Continued from previous page.
- Be vigilant about bullying; people with a disability are much more likely to be bullied at school (and later in the workplace) than others. Even supposedly good-natured name calling can be hurtful and detrimental.
- After discussion and agreeing it with your student and the family, consider using the situation to enhance education for everyone. For example, consider assemblies about visual impairment, discuss cultural differences, look at the science of genetics and at genealogy, invite relevant organisations to the school to talk to pupils, encourage respect, support anti-bullying campaigns, and get involved in charitable activities.
- Remember that RP is a progressive condition, this means that every term your student may have faced another loss associated with RP, or another difficulty. This can be distressing and frustrating.

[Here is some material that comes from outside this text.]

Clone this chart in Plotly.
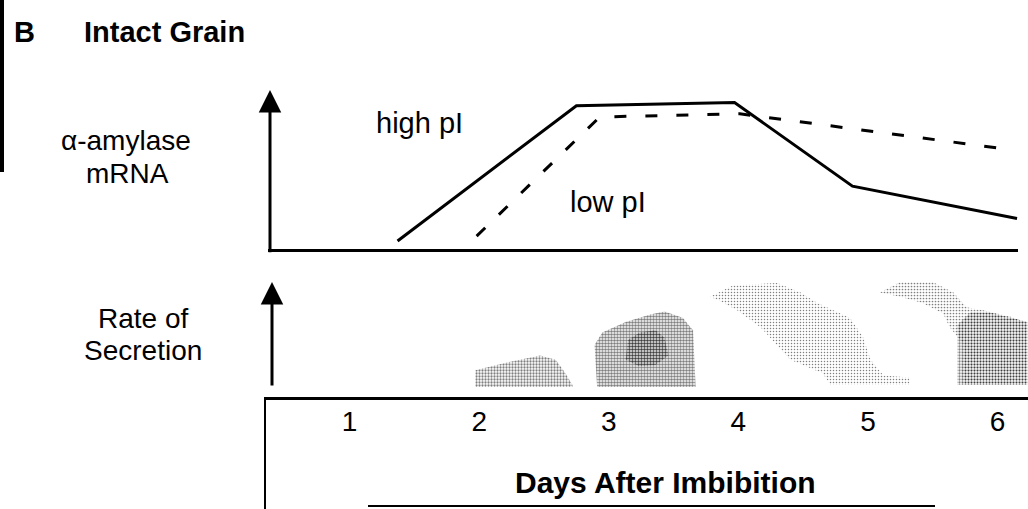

- Do what you can to ensure that every possible assistance is given with regards to broader school life such as examinations, extra-curricular activities, access to school facilities, and so on. Your student’s life with RP extends beyond your immediate classroom.
- Refer your student and the family to RP Fighting Blindness and other supporting groups or charities
- Remember that learning to cope can be challenging. Everyone reaches some sort of acceptance, but it is very much in their own time. Do what you can to support your student to remain independent and to live life to the full.
- DO listen, empathise, support and care.
- DON’T pity, over protect or make decisions on your student’s behalf.
- Remember that RP, tragic though it is, does not rob someone of their individuality, or the ability to be successful in life, or to have fun with their friends.